The inspiration of "Lenten life" became once again the main channel for
his intervention. Moreover, he did not come up with practical solutions to
the problems in which he was asked to intervene, but provided the basic
inspiration to solve them; he was truly immersed in "Lenten life", in the
sense that it invited him to act with a view to the primacy of God, whose
demands must be complied with in order to overcome selfishness and to opt
for the objective good for both individuals and groups.

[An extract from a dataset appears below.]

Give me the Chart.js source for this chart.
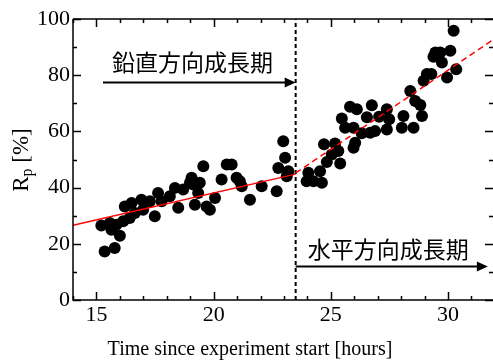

The endeavour to overcome the selfish exploitation that impedes justice
and charity spurred him at all costs to make prophetic gestures, such as
openly facing the King of Naples and the King of France and demanding
justice for their subjects.
The freedom he achieved through penance impelled him to carry out this
mission of liberation. And in the people's eyes it was credible because,
as a penitent, he did not seek personal profit but the good of others.
Reclaiming the charism
In preparation for the Fifth Centenary of the Founder's death, the
Order of Minims has made his daring its own; it has regained the
evangelical force of "Lenten life", a charism it has inherited, presenting
it anew as the theme and leaven of renewal for society and for the Church.
The preaching of John the Baptist ended with an invitation to convert:
Christ's preaching began with the same invitation. In the history of the
Church, whenever they felt the urgent need for reform, the faithful have
had recourse to the strong call of penance, with the evangelical
conviction that true reforms always begin in the depths of the human heart
and in the human desire to convert.
The Minims want to start out afresh in the Church and to present this
conviction anew. Their projects will include expansion on the two great
Continents of Africa and Asia, which they will implement as a gift to the
Church after this Fifth Centenary to express their desire to take the
power of this Gospel truth to those Continents where the springtime of the
Church is blossoming. And they will likewise be the best response to the
invitation to Religious to put out into the deep with the characteristic
Gospel enthusiasm of their own Religious family.